The Security Dilemma of the Human Rights Group

Two new faces enter The Debate Link blogroll today. Each will get their own introductory post.

The first is Security Dilemmas, a international law/relations blog written by University of Puget Sound International Relations & Political Philosophy professor Seth Weinberger. I don't know much about UPS (although when Professor Weinberger emailed me, I did wonder briefly as to why a delivery company was inquiring about my blog), but for some reason (possibly totally random) I have an image of the school as a hotbed of radical leftism. I actually don't have a problem with radical leftism generally, but my tolerance for it generally decreases in the IR sphere compared to domestic politics.

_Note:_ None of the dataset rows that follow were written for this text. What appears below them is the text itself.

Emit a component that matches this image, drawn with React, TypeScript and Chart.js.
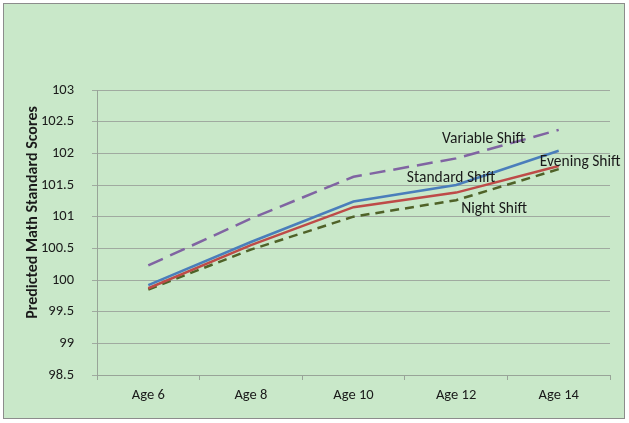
import React, { useEffect, useRef } from "react";
import { Chart, registerables } from "chart.js";

Chart.register(...registerables);

const categories = ["Age 6", "Age 8", "Age 10", "Age 12", "Age 14"];
const standardShift = [99.92, 100.6, 101.24, 101.5, 102.04];
const eveningShift = [99.87, 100.55, 101.15, 101.38, 101.8];
const nightShift = [99.85, 100.48, 101.0, 101.26, 101.75];
const variableShift = [100.23, 100.97, 101.63, 101.92, 102.37];
const yMin = 98.5;
const yMax = 103;
const yStep = 0.5;
const yTitle = "Predicted Math Standard Scores";

const FONT = "Carlito, Calibri, Lato, 'Open Sans', sans-serif";

const backgroundPlugin = {
  id: "bgFrame",
  beforeDraw(chart: any) {
    const ctx = chart.ctx;
    ctx.save();
    ctx.fillStyle = "#ffffff";
    ctx.fillRect(0, 0, chart.width, chart.height);
    ctx.fillStyle = "#c9e8c9";
    ctx.fillRect(3.5, 3.5, 621, 415);
    ctx.strokeStyle = "#8c8c8c";
    ctx.lineWidth = 1;
    ctx.strokeRect(3.5, 3.5, 621, 415);
    ctx.restore();
  },
  afterDraw(chart: any) {
    const ctx = chart.ctx;
    const area = chart.chartArea;
    ctx.save();
    ctx.translate(33, (area.top + area.bottom) / 2 - 20);
    ctx.rotate(-Math.PI / 2);
    ctx.font = `bold 16px ${FONT}`;
    ctx.fillStyle = "#1a1a1a";
    ctx.textAlign = "center";
    ctx.textBaseline = "middle";
    ctx.fillText(yTitle, 0, 0);
    ctx.restore();
  },
};

const seriesLabels = [
  { text: "Variable Shift", ds: 3, idx: 3, dx: 27.5, dy: -19 },
  { text: "Standard Shift", ds: 0, idx: 3, dx: -5, dy: -7 },
  { text: "Evening Shift", ds: 1, idx: 4, dx: 21.5, dy: -4 },
  { text: "Night Shift", ds: 2, idx: 3, dx: 38, dy: 9 },
];

const labelPlugin = {
  id: "seriesLabels",
  afterDatasetsDraw(chart: any) {
    const ctx = chart.ctx;
    ctx.save();
    ctx.font = `15.5px ${FONT}`;
    ctx.fillStyle = "#1a1a1a";
    ctx.textAlign = "center";
    ctx.textBaseline = "middle";
    for (const l of seriesLabels) {
      const pt = chart.getDatasetMeta(l.ds).data[l.idx];
      if (!pt) continue;
      ctx.fillText(l.text, pt.x + l.dx, pt.y + l.dy);
    }
    ctx.restore();
  },
};

export default function App() {
  const ref = useRef<HTMLCanvasElement | null>(null);
  useEffect(() => {
    if (!ref.current) return;
    const chart = new Chart(ref.current, {
      type: "line",
      data: {
        labels: categories,
        datasets: [
          {
            label: "Standard Shift",
            data: standardShift,
            borderColor: "#4a7ebb",
            borderWidth: 2.5,
            pointRadius: 0,
            tension: 0,
          },
          {
            label: "Evening Shift",
            data: eveningShift,
            borderColor: "#be4b48",
            borderWidth: 2.5,
            pointRadius: 0,
            tension: 0,
          },
          {
            label: "Night Shift",
            data: nightShift,
            borderColor: "#4f6228",
            borderWidth: 2.5,
            borderDash: [9, 6],
            pointRadius: 0,
            tension: 0,
          },
          {
            label: "Variable Shift",
            data: variableShift,
            borderColor: "#8064a2",
            borderWidth: 2.5,
            borderDash: [16, 8],
            pointRadius: 0,
            tension: 0,
          },
        ],
      },
      options: {
        responsive: false,
        animation: false,
        layout: { padding: { top: 90, right: 19, bottom: 0, left: 0 } },
        plugins: {
          legend: { display: false },
          tooltip: { enabled: false },
        },
        scales: {
          x: {
            type: "category",
            offset: true,
            grid: {
              offset: true,
              drawOnChartArea: false,
              drawTicks: true,
              tickLength: 5,
              color: "#98a498",
            },
            border: { display: true, color: "#98a498" },
            ticks: {
              padding: 7,
              color: "#1a1a1a",
              font: { family: FONT, size: 14.5 },
              maxRotation: 0,
            },
            afterFit(s: any) {
              s.height = 48;
            },
          },
          y: {
            min: yMin,
            max: yMax,
            ticks: {
              stepSize: yStep,
              padding: 18,
              color: "#1a1a1a",
              font: { family: FONT, size: 14.5 },
              callback: (v: any) => String(Number(v)),
            },
            grid: {
              color: "#a0aaa0",
              tickLength: 5,
              lineWidth: 1,
            },
            border: { display: true, color: "#98a498" },
            afterFit(s: any) {
              s.width = 97;
            },
          },
        },
      },
      plugins: [backgroundPlugin, labelPlugin],
    });
    return () => chart.destroy();
  }, []);
  return (
    <div style={{ position: "absolute", left: 0, top: 0, width: 629, height: 423 }}>
      <canvas ref={ref} width={629} height={423} />
    </div>
  );
}
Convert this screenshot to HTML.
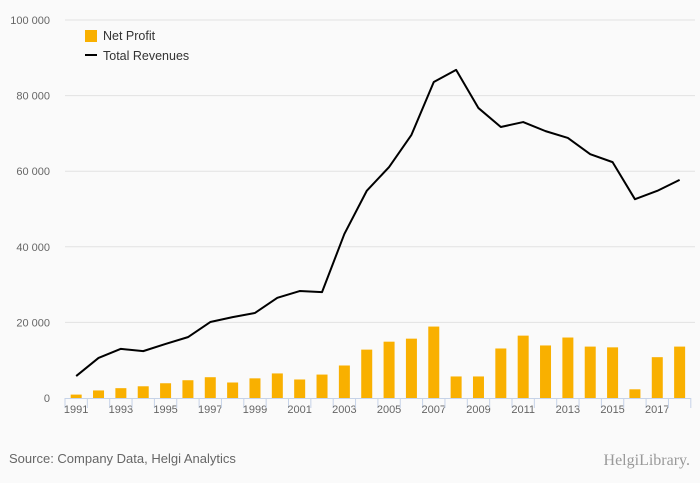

However, regardless of whether my general stereotype is right or wrong, Professor Weinberger himself is quite lucid and engaging. Of particular interest to me was this post on the metrics and methodologies used by groups such as Amnesty International and Human Rights Watch to accuse nations of "war crimes." Weinberger notes that "Amnesty's report is basically a long list chronicling the damage Israel did to Lebanon, but provides no guide for how to judge or assess that damage." It doesn't, for example, sufficiently examine the potential military usefulness of particular mixed-used targets (airports or bridges), does little in the way of grappling with the use of "human shields" as a mitigating factor (they do sometimes note their use, but don't seem to take that into account when compiling the damage to overall infrastructure), and, perhaps most importantly, doesn't analyze precedents of what they would consider just wars conducted under analogous circumstances. All this leads Weinberger to conclude that "Groups like Amnesty International and Human Rights Watch are really pacifists trying to disguise their true motives by cloaking them in moral arguments."

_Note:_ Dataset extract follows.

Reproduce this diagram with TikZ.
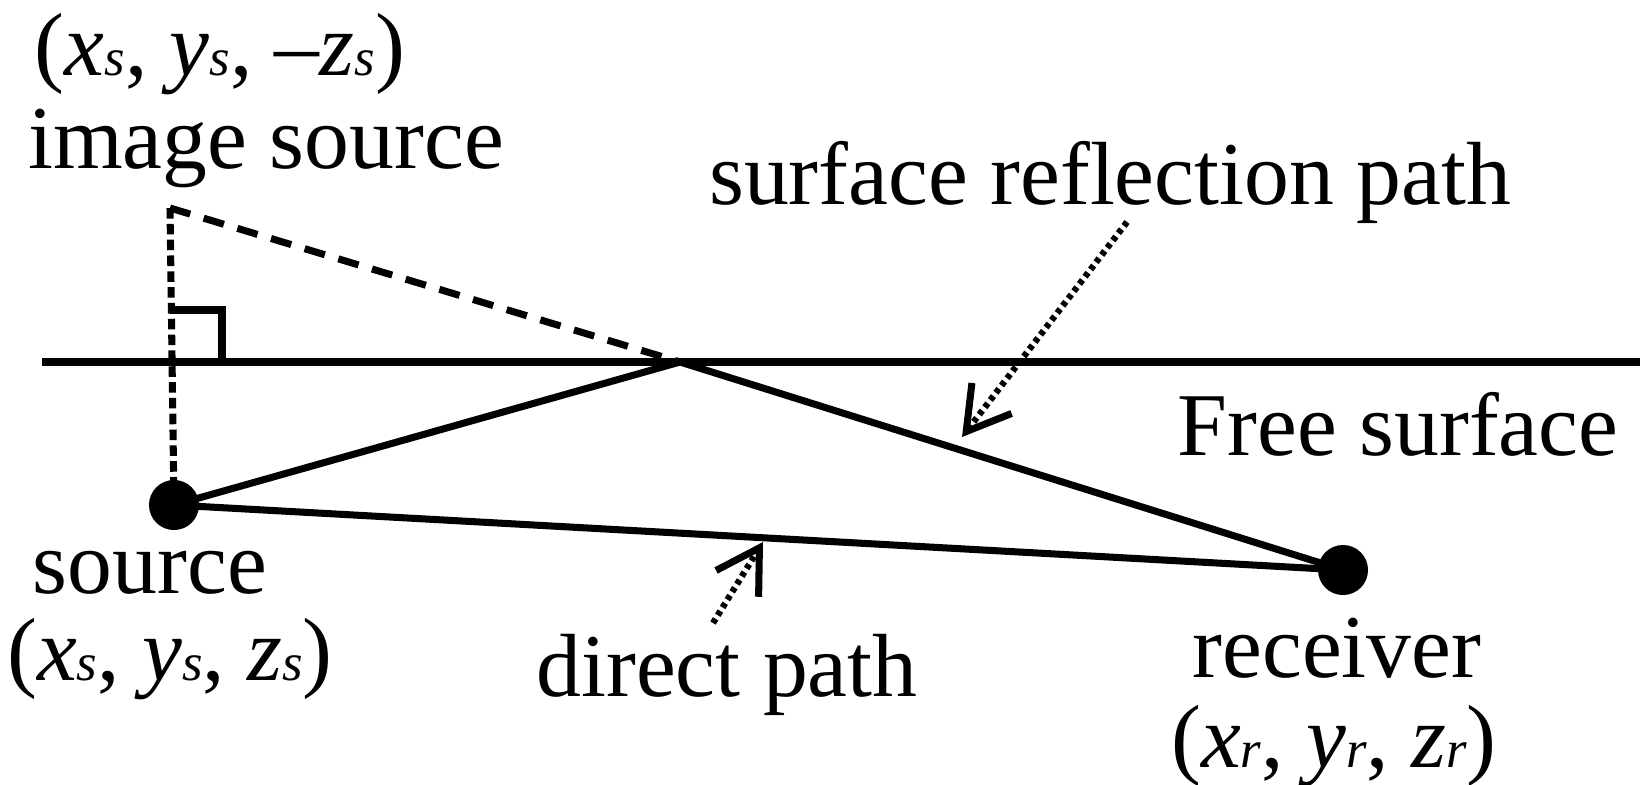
\documentclass[tikz,border=0pt]{standalone}
\usepackage{fontspec}
\setmainfont{Liberation Serif}
\usetikzlibrary{arrows.meta}

\newcommand{\lowidx}[1]{{\fontsize{15}{15}\selectfont\itshape #1}}
\newcommand{\ptlabel}[2]{(\textit{x}\lowidx{#1}, \textit{y}\lowidx{#1}, #2\textit{z}\lowidx{#1})}

\tikzset{
    lbl/.style={font=\fontsize{25.5}{30}\selectfont, inner sep=0pt, anchor=base},
    srcdot/.style={circle, fill=black, inner sep=0pt, minimum size=0.5cm},
    ray/.style={line width=2pt},
    pointer/.style={line width=1.8pt, dash pattern=on 1.4pt off 1.2pt,
        -{Straight Barb[length=0.42cm, width=0.5cm, line width=2pt]}}
}

\begin{document}
\begin{tikzpicture}[x=0.01cm, y=-0.01cm]
    \useasboundingbox (0,0) rectangle (1640,784);

    % free surface
    \coordinate (surfL) at (42, 362);
    \coordinate (surfR) at (1640, 362);
    \coordinate (refl) at (680, 362);
    \draw[ray] (surfL) -- (surfR);
    \node[lbl] (freelbl) at (1398, 455) {Free surface};

    % source, image source and receiver
    \coordinate (img) at (170, 208);
    \node[srcdot] (src) at (174, 505) {};
    \node[srcdot] (rcv) at (1343, 570) {};

    \draw[line width=2pt, dash pattern=on 3pt off 1.5pt] (img) -- (src.center);
    \draw[line width=2pt] (170, 310) -| (222, 362);
    \draw[line width=2pt, dash pattern=on 6pt off 4pt] (img) -- (refl);

    % paths
    \draw[ray] (src.center) -- (refl) -- (rcv.center);
    \draw[ray] (src.center) -- (rcv.center);

    % labels
    \node[lbl] (imgpos) at (220, 75) {\ptlabel{s}{–}};
    \node[lbl] (imglbl) at (266, 168) {image source};
    \node[lbl] (srclbl) at (150, 593) {source};
    \node[lbl] (srcpos) at (170, 680) {\ptlabel{s}{}};
    \node[lbl] (rcvlbl) at (1337, 677) {receiver};
    \node[lbl] (rcvpos) at (1334, 767) {\ptlabel{r}{}};
    \node[lbl] (srplbl) at (1110, 204) {surface reflection path};
    \node[lbl] (dirlbl) at (727, 696) {direct path};

    % pointers
    \coordinate (srpTail) at (1127, 222);
    \coordinate (srpTip) at (962, 437);
    \coordinate (dirTail) at (713, 623);
    \coordinate (dirTip) at (763, 542);
    \draw[pointer] (srpTail) -- (srpTip);
    \draw[pointer] (dirTail) -- (dirTip);
\end{tikzpicture}
\end{document}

Weinberger expanded on this point in a previous post, and I find that it rings true. I have very close friends who are affiliated with groups like Amnesty, and I feel quite confident in saying that they have reservations regarding the use of military force in nearly any situation--including a defensive war such as the one Israel launched. This isn't to say they are blanket pacifists--I've noted with favor HRW's stance supporting military intervention in the case of genocide, and this stance is consonant with that of my friends in groups like Amnesty (who also tend to support military intervention in Darfur). Nor am I saying that their concern for human rights is not genuine--it is. However, I do think that they use their status as a human rights watchdog as a cover to "smuggle" in hostility toward the use of armed force in general. There might be good reasons to oppose the latter more than we do, but honesty demands a separation between assessing issues of jus ad bellum and jus in bellum.

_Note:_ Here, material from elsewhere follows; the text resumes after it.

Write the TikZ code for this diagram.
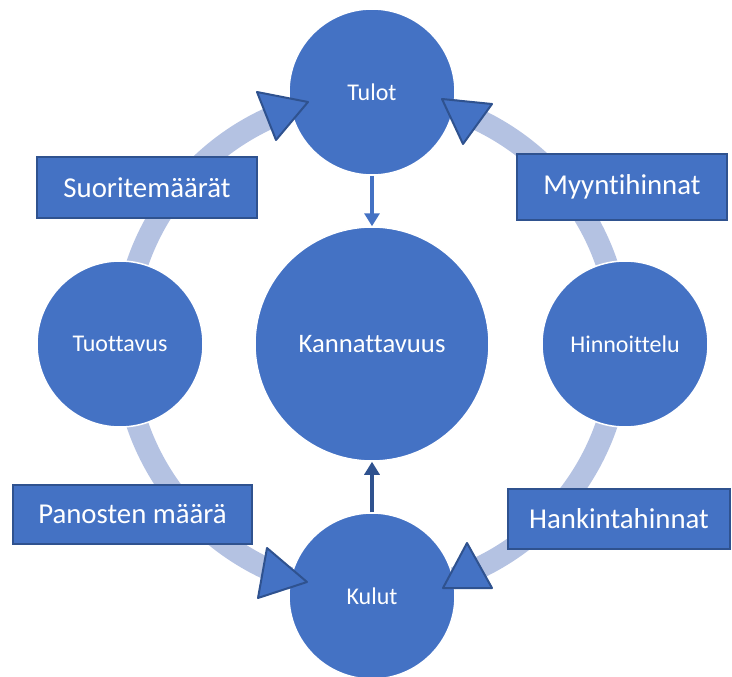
\documentclass[tikz,border=0pt]{standalone}
\usepackage{fontspec}
\setmainfont[Ligatures={NoCommon}]{Carlito}
\usetikzlibrary{arrows.meta}

\definecolor{nodeblue}{RGB}{68,114,196}
\definecolor{edgeblue}{RGB}{47,82,143}
\definecolor{ringblue}{RGB}{180,194,226}

\begin{document}
\begin{tikzpicture}[x=1pt,y=-1pt,
    hub/.style={circle,fill=nodeblue,draw=white,line width=1.5pt,inner sep=0pt,
      text=white,minimum size=#1},
    factor/.style={rectangle,fill=nodeblue,draw=edgeblue,line width=2pt,
      text=white,font=\fontsize{28.8}{32}\selectfont},
    tri/.style={fill=nodeblue,draw=edgeblue,line width=2pt,line join=round},
    link/.style={-{Triangle[width=15pt,length=13pt]},line width=3.5pt}]
  \useasboundingbox (0,0) rectangle (732,677);
  \coordinate (c) at (372,344);
  % Ring
  \draw[ringblue,line width=22pt] (c) circle (248pt);
  % Circles
  \node[hub=234pt,font=\fontsize{26.7}{30}\selectfont] (kann) at (c) {Kannattavuus};
  \node[hub=166pt,font=\fontsize{24}{28}\selectfont] (tulot) at (372,92) {Tulot};
  \node[hub=166pt,font=\fontsize{24}{28}\selectfont] (kulut) at (372,596) {Kulut};
  \node[hub=166pt,font=\fontsize{24}{28}\selectfont] (tuottavus) at (120,344) {Tuottavus};
  \node[hub=166pt,font=\fontsize{24}{28}\selectfont] (hinnoittelu) at (625,344) {Hinnoittelu};
  % Boxes
  \node[factor,minimum width=220pt,minimum height=61pt] (suorite) at (147,187.5) {Suoritemäärät};
  \node[factor,minimum width=210pt,minimum height=66pt] (myynti) at (622,187) {Myyntihinnat};
  \node[factor,minimum width=239pt,minimum height=59pt] (panos) at (132.5,514.5) {Panosten määrä};
  \node[factor,minimum width=222pt,minimum height=60pt] (hankinta) at (619,519) {Hankintahinnat};
  % Ring arrowheads
  \draw[tri] (257,92) -- (308,102) -- (276,140) -- cycle;
  \draw[tri] (442,99) -- (492,104) -- (463,144) -- cycle;
  \draw[tri] (267,548) -- (307,582) -- (258,598) -- cycle;
  \draw[tri] (467,543) -- (492,588) -- (443,588) -- cycle;
  % Links to the centre
  \draw[link,nodeblue] (tulot) -- (kann);
  \draw[link,edgeblue] (kulut) -- (kann);
\end{tikzpicture}
\end{document}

Put another way, you are never going to find a war fought within the confines advocated by HRW and Amnesty. There are several reasons why this is true: lingering mistrust of the powerful (the winners will always seem to have inflicted more damage than necessary to win), institutional incentives (human rights groups need to be constantly finding and condemning newsworthy human rights violations to stay in the public eye, so they have an incentive to define violations as broadly as possibly), and ideological (groups that believe war is intrinsically immoral will be more likely to find that a particular war is procedurally immoral as well). All these considerations have the effect of making human rights groups virtually unable (and at some level, unwilling) to find a just war, so they shift the goalposts out so far so that there is no risk of anyone ever meeting the artificially high standards they propagate as the baseline requirements.